## Direction:
Would you transcribe the listing that follows, character for character, and omit its images?
+-------+
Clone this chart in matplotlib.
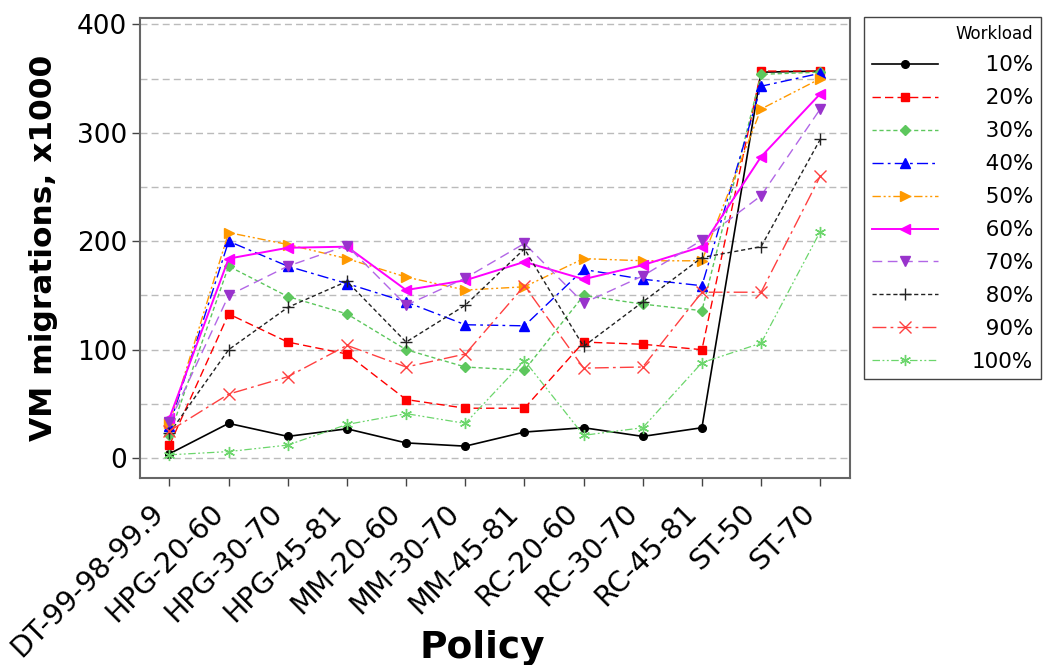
import matplotlib.pyplot as plt

policies = ['DT-99-98-99.9', 'HPG-20-60', 'HPG-30-70', 'HPG-45-81',
            'MM-20-60', 'MM-30-70', 'MM-45-81', 'RC-20-60', 'RC-30-70',
            'RC-45-81', 'ST-50', 'ST-70']

workloads = ['10%', '20%', '30%', '40%', '50%', '60%', '70%', '80%', '90%', '100%']

# migracoes (x1000) por politica, uma lista por carga
w10 = [4, 32, 20, 27, 14, 11, 24, 28, 20, 28, 356, 357]
w20 = [12, 133, 107, 96, 54, 46, 46, 107, 105, 100, 357, 357]
w30 = [21, 177, 149, 133, 100, 84, 81, 150, 142, 136, 354, 356]
w40 = [30, 200, 177, 161, 144, 123, 122, 174, 165, 159, 343, 355]
w50 = [32, 208, 197, 184, 167, 155, 158, 184, 182, 182, 322, 350]
w60 = [37, 184, 194, 195, 155, 164, 181, 165, 178, 195, 278, 336]
w70 = [33, 150, 177, 196, 141, 166, 198, 143, 168, 201, 242, 322]
w80 = [23, 100, 139, 163, 107, 141, 193, 103, 144, 185, 195, 294]
w90 = [25, 59, 75, 104, 84, 96, 159, 83, 84, 153, 153, 260]
w100 = [3, 6, 12, 31, 41, 32, 90, 21, 28, 88, 106, 209]

series = [w10, w20, w30, w40, w50, w60, w70, w80, w90, w100]

cores = ['black', '#FF0000', '#5DC75D', '#0000FF', '#FF9900',
         '#FF00FF', '#9933CC', '#222222', '#FF4040', '#6CD66C']
estilos = ['-', (0, (6, 3)), (0, (3, 2)), (0, (8, 3, 2, 3)),
           (0, (6, 2, 1.5, 2, 1.5, 2)), '-', (0, (7, 4)), (0, (3, 2)),
           (0, (10, 3, 2, 3)), (0, (6, 2, 1.5, 2, 1.5, 2))]
marcadores = ['o', 's', 'D', '^', '>', '<', 'v', '+', 'x', (6, 2, 0)]
tamanhos = [5.5, 6, 5, 7, 7, 7, 7, 8, 9, 8]
larguras = [1.2, 1.0, 1.0, 1.0, 1.0, 1.4, 1.0, 1.0, 1.0, 0.9]

fig = plt.figure(figsize=(10.44, 6.65), dpi=100)
ax = fig.add_axes([0.134, 0.281, 0.680, 0.692])

x = list(range(len(policies)))
linhas = []
for y, c, ls, m, ms, lw in zip(series, cores, estilos, marcadores, tamanhos, larguras):
    cor_linha = c
    if c == '#9933CC':
        cor_linha = '#B266E6'
    l, = ax.plot(x, y, color=cor_linha, linestyle=ls, linewidth=lw, marker=m,
                 markersize=ms, markerfacecolor=c, markeredgecolor=c,
                 markeredgewidth=1.0)
    linhas.append(l)

ax.set_xlim(-0.5, 11.5)
ax.set_ylim(-18.5, 406)
ax.set_yticks([0, 100, 200, 300, 400])
ax.set_yticks([50, 150, 250, 350], minor=True)
ax.tick_params(axis='y', which='minor', length=0)
ax.grid(True, which='both', axis='y', color='#BBBBBB', linestyle=(0, (5, 3)), linewidth=1.0)
ax.set_axisbelow(True)

ax.set_xticks(x)
ax.set_xticklabels(policies, rotation=45, ha='right', fontsize=20.5)
ax.tick_params(axis='both', which='major', direction='out', length=6, width=1.0,
               color='#444444')
ax.tick_params(axis='y', labelsize=19, pad=3)
ax.tick_params(axis='x', pad=9)
for s in ax.spines.values():
    s.set_color('#666666')
    s.set_linewidth(1.5)

ax.set_ylabel('VM migrations, x1000', fontsize=22.5, fontweight='bold')
ax.yaxis.set_label_coords(-0.1155, 0.5)
ax.set_xlabel('Policy', fontsize=27, fontweight='bold', va='baseline')
ax.xaxis.set_label_coords(0.482, -0.39)

# rotulos alinhados a direita com espaco de algarismo
rotulos = [w.rjust(4, '\u2007') for w in workloads]
leg = fig.legend(linhas, rotulos, loc='upper left',
                 bbox_to_anchor=(864 / 1044, 1 - 17 / 665), borderaxespad=0,
                 title='Workload', title_fontsize=12, fontsize=15.5,
                 alignment='right', handlelength=3.1, labelspacing=0.6,
                 borderpad=0.35, handletextpad=1.55, fancybox=False,
                 framealpha=1, edgecolor='#444444')
leg.get_frame().set_linewidth(1.0)

fig.savefig('out.png', dpi=100)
+-------+
## Correct output:
Clone this chart in matplotlib.
import matplotlib.pyplot as plt

policies = ['DT-99-98-99.9', 'HPG-20-60', 'HPG-30-70', 'HPG-45-81',
            'MM-20-60', 'MM-30-70', 'MM-45-81', 'RC-20-60', 'RC-30-70',
            'RC-45-81', 'ST-50', 'ST-70']

workloads = ['10%', '20%', '30%', '40%', '50%', '60%', '70%', '80%', '90%', '100%']

# migracoes (x1000) por politica, uma lista por carga
w10 = [4, 32, 20, 27, 14, 11, 24, 28, 20, 28, 356, 357]
w20 = [12, 133, 107, 96, 54, 46, 46, 107, 105, 100, 357, 357]
w30 = [21, 177, 149, 133, 100, 84, 81, 150, 142, 136, 354, 356]
w40 = [30, 200, 177, 161, 144, 123, 122, 174, 165, 159, 343, 355]
w50 = [32, 208, 197, 184, 167, 155, 158, 184, 182, 182, 322, 350]
w60 = [37, 184, 194, 195, 155, 164, 181, 165, 178, 195, 278, 336]
w70 = [33, 150, 177, 196, 141, 166, 198, 143, 168, 201, 242, 322]
w80 = [23, 100, 139, 163, 107, 141, 193, 103, 144, 185, 195, 294]
w90 = [25, 59, 75, 104, 84, 96, 159, 83, 84, 153, 153, 260]
w100 = [3, 6, 12, 31, 41, 32, 90, 21, 28, 88, 106, 209]

series = [w10, w20, w30, w40, w50, w60, w70, w80, w90, w100]

cores = ['black', '#FF0000', '#5DC75D', '#0000FF', '#FF9900',
         '#FF00FF', '#9933CC', '#222222', '#FF4040', '#6CD66C']
estilos = ['-', (0, (6, 3)), (0, (3, 2)), (0, (8, 3, 2, 3)),
           (0, (6, 2, 1.5, 2, 1.5, 2)), '-', (0, (7, 4)), (0, (3, 2)),
           (0, (10, 3, 2, 3)), (0, (6, 2, 1.5, 2, 1.5, 2))]
marcadores = ['o', 's', 'D', '^', '>', '<', 'v', '+', 'x', (6, 2, 0)]
tamanhos = [5.5, 6, 5, 7, 7, 7, 7, 8, 9, 8]
larguras = [1.2, 1.0, 1.0, 1.0, 1.0, 1.4, 1.0, 1.0, 1.0, 0.9]

fig = plt.figure(figsize=(10.44, 6.65), dpi=100)
ax = fig.add_axes([0.134, 0.281, 0.680, 0.692])

x = list(range(len(policies)))
linhas = []
for y, c, ls, m, ms, lw in zip(series, cores, estilos, marcadores, tamanhos, larguras):
    cor_linha = c
    if c == '#9933CC':
        cor_linha = '#B266E6'
    l, = ax.plot(x, y, color=cor_linha, linestyle=ls, linewidth=lw, marker=m,
                 markersize=ms, markerfacecolor=c, markeredgecolor=c,
                 markeredgewidth=1.0)
    linhas.append(l)

ax.set_xlim(-0.5, 11.5)
ax.set_ylim(-18.5, 406)
ax.set_yticks([0, 100, 200, 300, 400])
ax.set_yticks([50, 150, 250, 350], minor=True)
ax.tick_params(axis='y', which='minor', length=0)
ax.grid(True, which='both', axis='y', color='#BBBBBB', linestyle=(0, (5, 3)), linewidth=1.0)
ax.set_axisbelow(True)

ax.set_xticks(x)
ax.set_xticklabels(policies, rotation=45, ha='right', fontsize=20.5)
ax.tick_params(axis='both', which='major', direction='out', length=6, width=1.0,
               color='#444444')
ax.tick_params(axis='y', labelsize=19, pad=3)
ax.tick_params(axis='x', pad=9)
for s in ax.spines.values():
    s.set_color('#666666')
    s.set_linewidth(1.5)

ax.set_ylabel('VM migrations, x1000', fontsize=22.5, fontweight='bold')
ax.yaxis.set_label_coords(-0.1155, 0.5)
ax.set_xlabel('Policy', fontsize=27, fontweight='bold', va='baseline')
ax.xaxis.set_label_coords(0.482, -0.39)

# rotulos alinhados a direita com espaco de algarismo
rotulos = [w.rjust(4, '\u2007') for w in workloads]
leg = fig.legend(linhas, rotulos, loc='upper left',
                 bbox_to_anchor=(864 / 1044, 1 - 17 / 665), borderaxespad=0,
                 title='Workload', title_fontsize=12, fontsize=15.5,
                 alignment='right', handlelength=3.1, labelspacing=0.6,
                 borderpad=0.35, handletextpad=1.55, fancybox=False,
                 framealpha=1, edgecolor='#444444')
leg.get_frame().set_linewidth(1.0)

fig.savefig('out.png', dpi=100)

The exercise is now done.